Curry warned that the fallout from the vote would stain Williams if she didn’t address the issue of Moore’s appointment.
Williams had stated in her campaign site:
“… the core of Ann’s campaign is to clean up state government and ensure that those elected to represent us are working on our behalf… She is committed to serving as a true represenative of the people, not a representative of any special interest, power broker or political machine.”
“As State Representative, Ann will continue to be a champion of ethics legislation in state governement, fighting the entrenched special interests and power brokers, so that back room deals become a thing of the past, and public officials are held accountable for their actions,” the literature said. “Ann will work to cut wasteful spending in government by providing more oversight in the budgeting process, ensuring that voters know how their money is spent and who is spending it.”
Ann Williams on ethics and taxes
Williams answered a Chicago Sun-Times questionarie “What are your top priorities for your district?” with this answer:
“My goal is to serve as a true represenative of my district, and as an independent democrat I will be answerable only to my constituents- not any political power broker, ward boss or special interest.”
Williams repeated her denunciation of backroom deals on her answers to the Chicago Tribune:
“I am running as an independent democrat, and will take steps to fight the back room dealing and politically-motivated decisions that serve the politicians but not the people.
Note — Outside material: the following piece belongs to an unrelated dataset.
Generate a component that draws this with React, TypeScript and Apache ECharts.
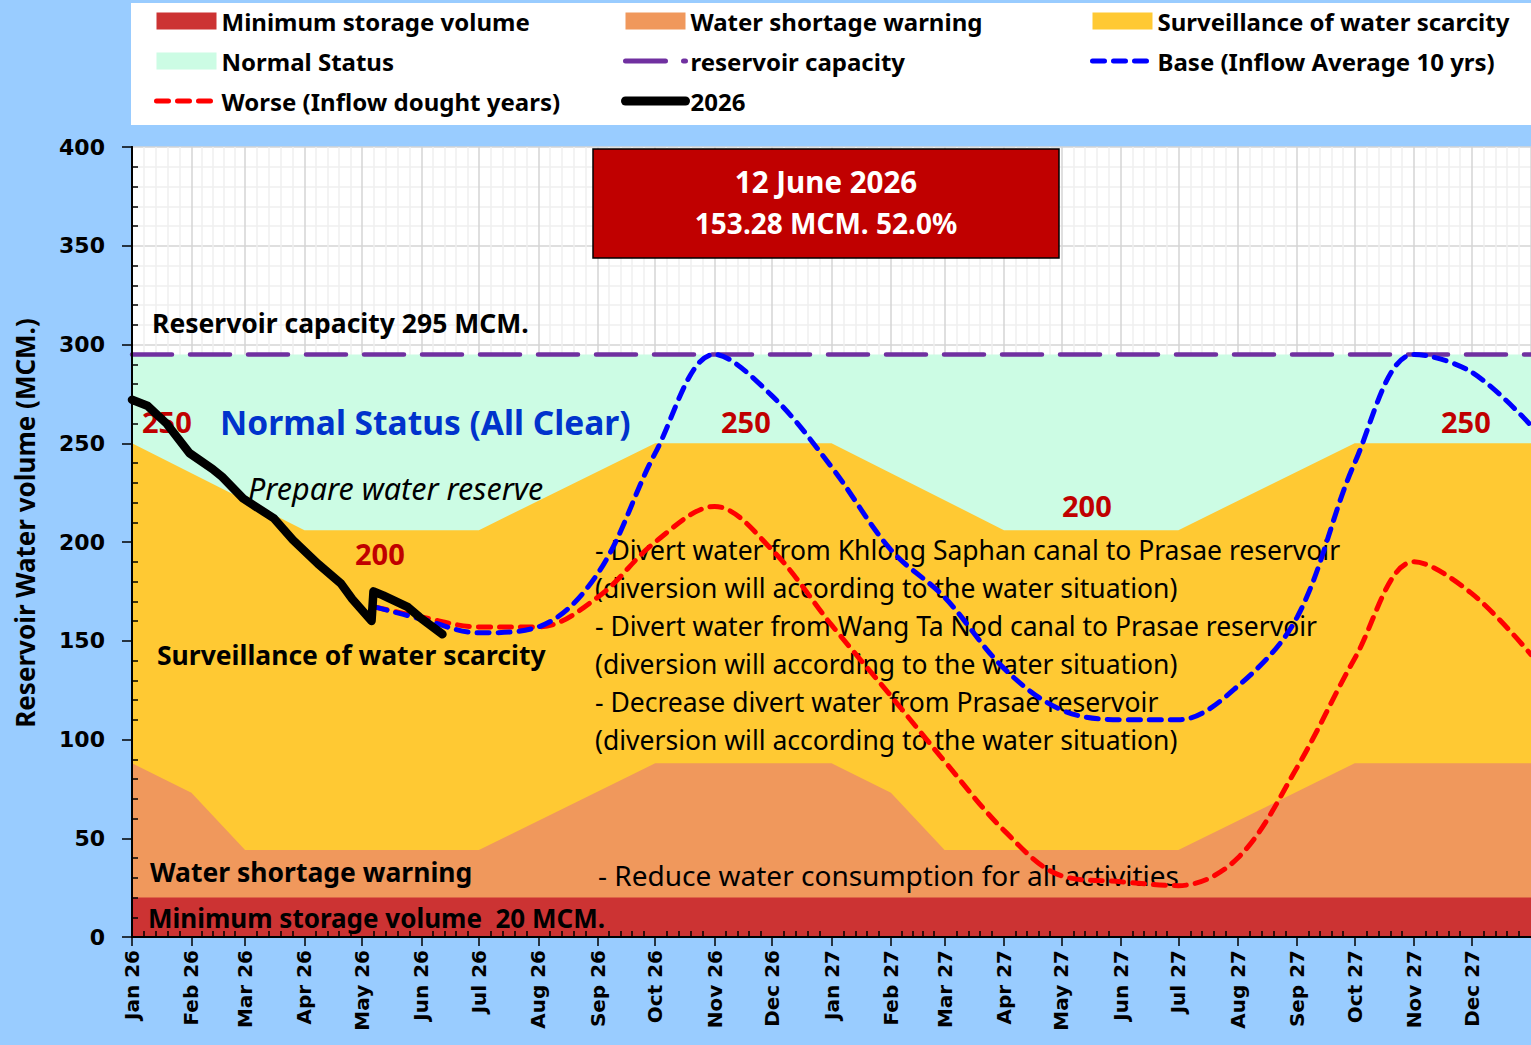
import React, { useEffect, useRef } from "react";
import * as echarts from "echarts";

// ---------- data ----------
const monthNames = ["Jan", "Feb", "Mar", "Apr", "May", "Jun", "Jul", "Aug", "Sep", "Oct", "Nov", "Dec"];
const axisStart = "2026-01-01";
const axisEnd = "2028-01-01";

const capacity = 295;
const minStorage = 20;

// top of "Water shortage warning" band
const shortageDates = ["2026-01-01", "2026-02-01", "2026-03-01", "2026-07-01", "2026-10-01", "2027-01-01", "2027-02-01", "2027-03-01", "2027-07-01", "2027-10-01", "2028-01-01"];
const shortageTop = [88, 73, 44, 44, 88, 88, 73, 44, 44, 88, 88];

// top of "Surveillance of water scarcity" band
const scarcityDates = ["2026-01-01", "2026-04-01", "2026-07-01", "2026-10-01", "2027-01-01", "2027-04-01", "2027-07-01", "2027-10-01", "2028-01-01"];
const scarcityTop = [250, 206, 206, 250, 250, 206, 206, 250, 250];

// projections
const projDates = ["2026-05-08", "2026-06-01", "2026-07-01", "2026-08-01", "2026-09-01", "2026-10-01", "2026-11-01", "2026-12-01", "2027-01-01", "2027-02-01", "2027-03-01", "2027-04-01", "2027-05-01", "2027-06-01", "2027-07-01", "2027-08-01", "2027-09-01", "2027-10-01", "2027-11-01", "2027-12-01", "2028-01-01"];
const baseValues = [167, 161, 154, 157, 184, 245, 295, 274, 238, 196, 172, 136, 115, 110, 110, 127, 162, 240, 295, 286, 259];
const worseValues = [167, 162, 157, 157, 172, 200, 218, 196, 158, 122, 89, 54, 31, 28, 26, 40, 86, 141, 190, 174, 143];

// observed 2026
const obsDates = ["2026-01-01", "2026-01-09", "2026-01-19", "2026-01-31", "2026-02-12", "2026-02-17", "2026-02-28", "2026-03-16", "2026-03-26", "2026-04-08", "2026-04-20", "2026-04-26", "2026-05-06", "2026-05-07", "2026-05-12", "2026-05-25", "2026-05-31", "2026-06-12"];
const obsValues = [272, 269, 260, 245, 237, 233, 222, 212, 201, 189, 179, 171, 160, 175, 173, 167, 162, 153.28];

const ts = (s: string) => {
  const [y, m, d] = s.split("-").map(Number);
  return new Date(y, m - 1, d).getTime();
};
const zip = (dates: string[], vals: number[]) => dates.map((d, i) => [ts(d), vals[i]]);

const FONT = '"Noto Sans", sans-serif';

export default function App() {
  const ref = useRef<HTMLDivElement>(null);
  useEffect(() => {
    if (!ref.current) return;
    const chart = echarts.init(ref.current, undefined, { renderer: "svg" });
    const xMin = ts(axisStart);
    const xMax = ts(axisEnd);
    const DAY = 86400000;

    const band = (name: string, data: number[][], color: string) => ({
      name,
      type: "line",
      data,
      symbol: "none",
      silent: true,
      z: 1,
      lineStyle: { width: 0, color },
      itemStyle: { color },
      areaStyle: { color, opacity: 1, origin: "start" },
    });

    const redStyle = { color: "#FF0000", width: 5, type: [12, 9], cap: "round" };
    const blueStyle = { color: "#0000FF", width: 5, type: [12, 9], cap: "round" };
    const purpleStyle = { color: "#7030A0", width: 4.5, type: [40, 18], cap: "round" };
    const blackStyle = { color: "#000", width: 8.5, cap: "round", join: "round" };

    const legendText = { fontFamily: FONT, fontWeight: "bold", fontSize: 24, color: "#000", lineHeight: 22 };
    const legendCommon = {
      orient: "vertical",
      top: 9,
      itemGap: 16,
      itemWidth: 60,
      itemHeight: 17,
      selectedMode: false,
      textStyle: legendText,
      padding: 0,
    };
    const lineItem = (name: string, ls: any) => ({ name, itemStyle: { opacity: 0 }, lineStyle: ls });

    const txt = (text: string, x: number, y: number, font: string, fill = "#000", extra: any = {}) => ({
      type: "text",
      x,
      y,
      z: 3,
      silent: true,
      style: { text, font, fill, align: "left", verticalAlign: "middle", textAlign: "left", textVerticalAlign: "middle", ...extra },
    });

    const option: any = {
      animation: false,
      backgroundColor: "#99CCFF",
      grid: { left: 132, right: 0, top: 147, bottom: 108, show: true, backgroundColor: "#ffffff", borderWidth: 0, containLabel: false, outerBoundsMode: "none" },
      legend: [
        { ...legendCommon, left: 154, data: [{ name: "Minimum storage volume", icon: "rect" }, { name: "Normal Status", icon: "rect" }, lineItem("Worse (Inflow dought years)", { ...redStyle })] },
        { ...legendCommon, left: 621, data: [{ name: "Water shortage warning", icon: "rect" }, lineItem("reservoir capacity", { ...purpleStyle, width: 5 }), lineItem("2026", { ...blackStyle, width: 9 })] },
        { ...legendCommon, left: 1090, data: [{ name: "Surveillance of water scarcity", icon: "rect" }, lineItem("Base (Inflow Average 10 yrs)", { ...blueStyle })] },
      ],
      xAxis: [
        {
          type: "time",
          min: xMin,
          max: xMax,
          minInterval: 28 * DAY,
          maxInterval: 31 * DAY,
          z: 0,
          axisLine: { show: true, lineStyle: { color: "#000", width: 2 } },
          axisTick: { show: true, length: 9, lineStyle: { color: "#000", width: 1.5 } },
          splitLine: { show: true, lineStyle: { color: "#d4d4d4", width: 1.5 } },
          minorTick: { show: false, splitNumber: 5 },
          minorSplitLine: { show: true, lineStyle: { color: "#efefef", width: 1.5 } },
          axisLabel: {
            rotate: 90,
            margin: 13,
            color: "#000",
            fontFamily: "DejaVu Sans",
            fontWeight: "bold",
            fontSize: 20,
            showMaxLabel: false,
            hideOverlap: false,
            formatter: (v: number) => {
              if (v >= xMax) return "";
              const d = new Date(v);
              return monthNames[d.getMonth()] + " " + String(d.getFullYear()).slice(2);
            },
          },
        },
        {
          type: "time",
          min: xMin,
          max: xMax,
          minInterval: 28 * DAY,
          maxInterval: 31 * DAY,
          position: "bottom",
          z: 6,
          axisLine: { show: true, lineStyle: { color: "#000", width: 2 } },
          axisTick: { show: false, inside: true },
          axisLabel: { show: false },
          splitLine: { show: false },
          minorTick: { show: true, splitNumber: 5, length: 6, lineStyle: { color: "#000", width: 1.5 } },
        },
      ],
      yAxis: [
        {
          type: "value",
          min: 0,
          max: 400,
          interval: 50,
          z: 0,
          axisLine: { show: true, lineStyle: { color: "#000", width: 2 } },
          axisTick: { show: true, length: 10, lineStyle: { color: "#000", width: 1.5 } },
          splitLine: { show: true, lineStyle: { color: "#d4d4d4", width: 1.5 } },
          minorTick: { show: false, splitNumber: 5 },
          minorSplitLine: { show: true, lineStyle: { color: "#efefef", width: 1.5 } },
          axisLabel: { margin: 27, color: "#000", fontFamily: "DejaVu Sans", fontWeight: "bold", fontSize: 22 },
        },
        {
          type: "value",
          min: 0,
          max: 400,
          interval: 50,
          position: "left",
          z: 6,
          axisLine: { show: true, lineStyle: { color: "#000", width: 2 } },
          axisTick: { show: false, inside: true },
          axisLabel: { show: false },
          splitLine: { show: false },
          minorTick: { show: true, splitNumber: 5, length: 6, lineStyle: { color: "#000", width: 1.5 } },
        },
      ],
      series: [
        band("Normal Status", [[xMin, capacity], [xMax, capacity]], "#CCFCE4"),
        band("Surveillance of water scarcity", zip(scarcityDates, scarcityTop), "#FFC933"),
        band("Water shortage warning", zip(shortageDates, shortageTop), "#F0985C"),
        band("Minimum storage volume", [[xMin, minStorage], [xMax, minStorage]], "#CC3333"),
        {
          name: "reservoir capacity",
          type: "line",
          data: [[xMin, capacity], [xMax, capacity]],
          symbol: "none",
          z: 4,
          itemStyle: { color: "#7030A0" },
          lineStyle: purpleStyle,
        },
        {
          name: "Worse (Inflow dought years)",
          type: "line",
          data: zip(projDates, worseValues),
          symbol: "none",
          smooth: 0.35,
          z: 5,
          itemStyle: { color: "#FF0000" },
          lineStyle: redStyle,
        },
        {
          name: "Base (Inflow Average 10 yrs)",
          type: "line",
          data: zip(projDates, baseValues),
          symbol: "none",
          smooth: 0.35,
          z: 5,
          itemStyle: { color: "#0000FF" },
          lineStyle: blueStyle,
        },
        {
          name: "2026",
          type: "line",
          data: zip(obsDates, obsValues),
          symbol: "none",
          z: 7,
          itemStyle: { color: "#000" },
          lineStyle: blackStyle,
        },
      ],
      graphic: [
        { type: "rect", z: -1, silent: true, shape: { x: 131, y: 3, width: 1400, height: 122 }, style: { fill: "#ffffff" } },
        {
          type: "text",
          x: 25,
          y: 523,
          rotation: Math.PI / 2,
          z: 3,
          silent: true,
          style: { text: "Reservoir Water volume (MCM.)", font: `bold 26px ${FONT}`, fill: "#000", align: "center", verticalAlign: "middle", textAlign: "center", textVerticalAlign: "middle" },
        },
        txt("Reservoir capacity 295 MCM.", 152, 323, `bold 26.5px ${FONT}`),
        txt("Normal Status (All Clear)", 220, 422, `bold 33.5px ${FONT}`, "#0033CC"),
        txt("250", 142, 421, `bold 29px ${FONT}`, "#C00000"),
        txt("250", 721, 421, `bold 29px ${FONT}`, "#C00000"),
        txt("250", 1441, 421, `bold 29px ${FONT}`, "#C00000"),
        txt("200", 355, 553, `bold 29px ${FONT}`, "#C00000"),
        txt("200", 1062, 505, `bold 29px ${FONT}`, "#C00000"),
        txt("Prepare water reserve", 248, 488, `italic 30.5px ${FONT}`),
        txt("Surveillance of water scarcity", 157, 655, `bold 26.5px ${FONT}`),
        txt("Water shortage warning", 150, 872, `bold 26.5px ${FONT}`),
        txt("Minimum storage volume  20 MCM.", 148, 918, `bold 26px ${FONT}`),
        {
          type: "text",
          x: 595,
          y: 531,
          z: 3,
          silent: true,
          style: {
            text:
              "- Divert water from Khlong Saphan canal to Prasae reservoir\n(diversion will according to the water situation)\n- Divert water from Wang Ta Nod canal to Prasae reservoir\n(diversion will according to the water situation)\n- Decrease divert water from Prasae reservoir\n(diversion will according to the water situation)",
            font: `26.5px ${FONT}`,
            lineHeight: 38,
            fill: "#000",
            align: "left",
            verticalAlign: "top",
            textAlign: "left",
            textVerticalAlign: "top",
          },
        },
        txt("- Reduce water consumption for all activities", 598, 875, `28px ${FONT}`),
        { type: "rect", z: 10, silent: true, shape: { x: 593, y: 149, width: 466, height: 109 }, style: { fill: "#C00000", stroke: "#000", lineWidth: 1.5 } },
        { ...txt("12 June 2026", 826, 181, `bold 29.5px ${FONT}`, "#fff", { align: "center", textAlign: "center" }), z: 11 },
        { ...txt("153.28 MCM. 52.0%", 826, 223, `bold 28px ${FONT}`, "#fff", { align: "center", textAlign: "center" }), z: 11 },
      ],
    };
    chart.setOption(option);
    return () => chart.dispose();
  }, []);
  return <div ref={ref} style={{ position: "absolute", left: 0, top: 0, width: 1531, height: 1045 }} />;
}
When I talk to people about this, they often respond with shaking heads, wry smiles and an occasional “good luck.” This cynicism and the loss of faith in our government is sad but understandable in light of the events over the past several years. After all, this is the district that brought us Governor Blagojevich – whose hypocrisy and blatant abuse of power is hard to stomach.
Williams did not want to talk to The Bulldog about the appointment. However The Bulldog looked through her campaign history. In answering “What is your top priority for the state?” to the Sun-Times she said:
“The most important priority is to get the state’s fiscal house in order. We need to stop borrowing money we don’t have and we need to stop paying our bills using a cycle of debt.”
Williams was asked about the income tax by the Sun-Times: “Do you support or reject increasing the state income tax?”
“While I am not an advocate of raising the income tax, I know the discussion has and will continue to come up in Springfield. It is critical to me that any discussion of an income tax increase, however, include real property tax relief for homeowners.”
The Tribune also asked Williams: “Do you support an income tax increase? At what rates would you set the income tax for individuals and for corporations?”
“While I don’t advocate raising income taxes, I know the discussion has and will continue to come up in Springfield. It is critical that any discussion of an income tax increase include real property tax relief for homeowners.”
The tax bill that the governor signed does not have a comprehensive property tax overhaul.